Hello Jonas,
You ask good questions.
To answer your main question: it's a bit of both. More precisely, multiple found paths are internally treated as "propagation paths," which are functionally equivalent to multipositions. You can see these paths in the Voice Inspector's List View by expanding the Attenuation row (refer to the screenshots in this documentation).
However, for performance reasons, as shown in the Voice Profiler or the Voice Graph pane of the Voice Inspector, all these paths/multipositions are ultimately collapsed into a single signal that is filtered only once. The resulting volume, LPF, HPF, and panning matrix are calculated using a complex algorithm that attempts to account for the perceptual loudness of each path when computing their respective contributions. The panning of the resulting signal is more or less a weighted average of all path directions. Of course, this is inherently an approximation. And unfortunately, it's not possible to apply custom DSP to these paths individually.
Note that when using object-based panning in Wwise, each “multiposition” results in a new object being spawned.
How is it avoided that the volume jumps when a diffraction path is added and the transmission isn’t fully blocking?
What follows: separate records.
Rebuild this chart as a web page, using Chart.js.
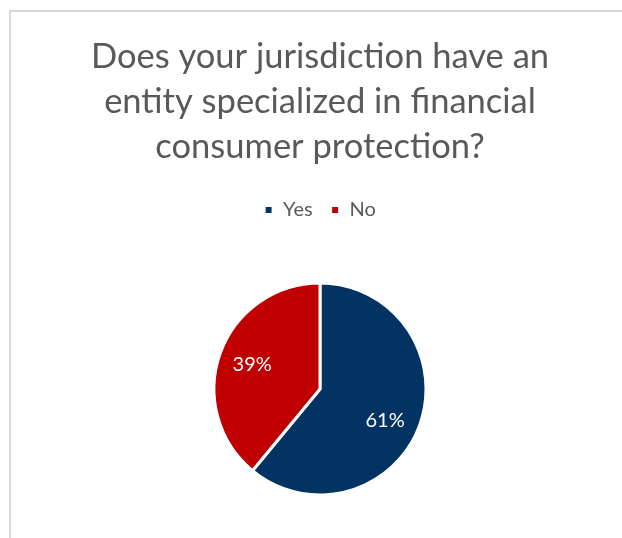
<!DOCTYPE html>
<html>
<head>
<meta charset="utf-8">
<script src="https://cdn.jsdelivr.net/npm/chart.js@4.4.1/dist/chart.umd.min.js"></script>
<style>
  html, body { margin: 0; padding: 0; background: #fff; overflow: hidden; }
  #frame {
    position: absolute; left: 9px; top: 10px; width: 640px; height: 560px;
    border-top: 2px solid #d9d9d9; border-left: 2px solid #d9d9d9;
  }
  #wrap { position: absolute; left: 0; top: 0; width: 622px; height: 556px; }
</style>
</head>
<body>
<div id="frame"></div>
<div id="wrap"><canvas id="myChart"></canvas></div>
<script>
// Chart data
const categories = ['Yes', 'No'];
const shares = [61, 39];
const sliceColors = ['#033363', '#c00000'];
const titleLines = ['Does your jurisdiction have an', 'entity specialized in financial', 'consumer protection?'];

// percentage labels drawn on the slices
const sliceLabels = {
    id: 'sliceLabels',
    afterDatasetsDraw(chart) {
        const ctx = chart.ctx;
        const meta = chart.getDatasetMeta(0);
        ctx.save();
        ctx.fillStyle = '#ffffff';
        ctx.font = '20px Lato, sans-serif';
        ctx.textAlign = 'center';
        ctx.textBaseline = 'middle';
        meta.data.forEach(function (arc, i) {
            const p = arc.getProps(['x', 'y', 'startAngle', 'endAngle', 'outerRadius'], true);
            const mid = (p.startAngle + p.endAngle) / 2 + (i === 0 ? 0.1 : 0);
            const r = p.outerRadius * 0.68;
            ctx.fillText(shares[i] + '%', p.x + Math.cos(mid) * r, p.y + Math.sin(mid) * r);
        });
        ctx.restore();
    }
};

const myChart = new Chart(document.getElementById('myChart'), {
    type: 'pie',
    data: {
        labels: categories,
        datasets: [{
            data: shares,
            backgroundColor: sliceColors,
            borderColor: '#ffffff',
            borderWidth: 3,
            radius: 106
        }]
    },
    options: {
        responsive: true,
        maintainAspectRatio: false,
        animation: false,
        layout: { padding: { left: 18, right: 0, top: 0, bottom: 8 } },
        plugins: {
            title: {
                display: true,
                text: titleLines,
                color: '#595959',
                font: { family: 'Lato, sans-serif', size: 34.5, weight: 'normal', lineHeight: '45px' },
                padding: { top: 34, bottom: 13 }
            },
            legend: {
                display: true,
                position: 'top',
                labels: {
                    color: '#595959',
                    font: { family: 'Lato, sans-serif', size: 20 },
                    boxWidth: 9,
                    boxHeight: 9,
                    padding: 18
                }
            },
            tooltip: { enabled: false }
        }
    },
    plugins: [sliceLabels]
});
</script>
</body>
</html>
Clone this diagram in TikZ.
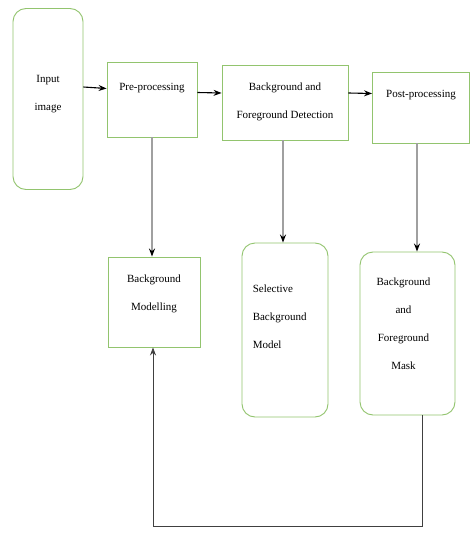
\documentclass[tikz,border=0pt]{standalone}
\usepackage{fontspec}
\setmainfont{Liberation Serif}
\usetikzlibrary{arrows.meta}
\definecolor{boxgreen}{RGB}{146,196,110}
\definecolor{linegray}{RGB}{160,160,160}
\tikzset{
  box/.style={draw=boxgreen, line width=0.9pt, inner sep=0pt},
  roundbox/.style={box, rounded corners=13pt},
  txt/.style={inner sep=0pt, align=center, font=\fontsize{11}{28}\selectfont},
  arr/.style={-{Stealth[length=8pt,width=6pt]}, line width=1.1pt},
  garr/.style={-{Stealth[length=8pt,width=6pt,color=black]}, draw=linegray, line width=1.4pt}
}
\begin{document}
\begin{tikzpicture}[x=1pt,y=-1pt]
\useasboundingbox[fill=white] (0,0) rectangle (472,546);
% boxes
\node[roundbox, minimum width=70, minimum height=181] (input) at (48,99) {};
\node[box, minimum width=90, minimum height=75] (pre) at (152,99.5) {};
\node[box, minimum width=126, minimum height=75] (det) at (285,102.5) {};
\node[box, minimum width=97, minimum height=71] (post) at (421,107.5) {};
\node[box, minimum width=92, minimum height=90] (model) at (154,302) {};
\node[roundbox, minimum width=86, minimum height=174] (sel) at (285,330) {};
\node[roundbox, minimum width=95, minimum height=163] (mask) at (407.5,333.5) {};
% texts
\node[txt] (inputtxt) at ([yshift=5]input.center) {Input\\image};
\node[txt] (pretxt) at ([yshift=11.5]pre.center) {Pre-processing};
\node[txt] (dettxt) at ([yshift=1]det.center) {Background and\\Foreground Detection};
\node[txt] (posttxt) at ([yshift=12.5]post.center) {Post-processing};
\node[txt] (modeltxt) at ([yshift=8]model.center) {Background\\Modelling};
\node[txt, align=left, anchor=west] (seltxt) at ([xshift=11,yshift=13]sel.west) {Selective\\Background\\Model};
\node[txt] (masktxt) at ([xshift=-4,yshift=9.5]mask.center) {Background\\and\\Foreground\\Mask};
% connectors
\draw[arr] ([yshift=12]input.east) -- ([yshift=11]pre.west);
\draw[arr] ([yshift=7]pre.east) -- ([yshift=9.5]det.west);
\draw[arr] ([yshift=9.5]det.east) -- ([yshift=14]post.west);
\draw[garr] (pre.south) -- (pre.south |- model.north);
\draw[garr] ([xshift=-2]det.south) -- ([xshift=-2]det.south |- sel.north);
\draw[garr] ([xshift=-4]post.south) -- ([xshift=-4]post.south |- mask.north);
\coordinate (loop) at (153,526);
\draw[arr, draw=black!75, line width=0.8pt] ([xshift=14.5]mask.south) |- (loop) -- (loop |- model.south);
\end{tikzpicture}
\end{document}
Typically, if transmission loss is 0%, you should avoid having diffraction in addition. In other words, why have a portal if the wall is effectively transparent? If the transmission loss is greater, the difference in volume compared to a direct line of sight should help compensate for the addition of the diffraction path. In theory, a sudden volume change could occur when diffraction is introduced, but this is mitigated by the path merging behavior I mentioned earlier: two paths coming from the same direction will never be louder than one. That’s one of the benefits of the current calculation method.
I'm not entirely sure I understand the issue you're encountering in Unity. It’s possible that it's a side effect of the path merging calculations.
As for the Steam Audio binauralizer, I’m not familiar with it specifically. But yes, it should ideally be implemented as an Object Processor. If it's a mixer plugin, it may not support multiposition, which Wwise Spatial Audio relies on quite heavily.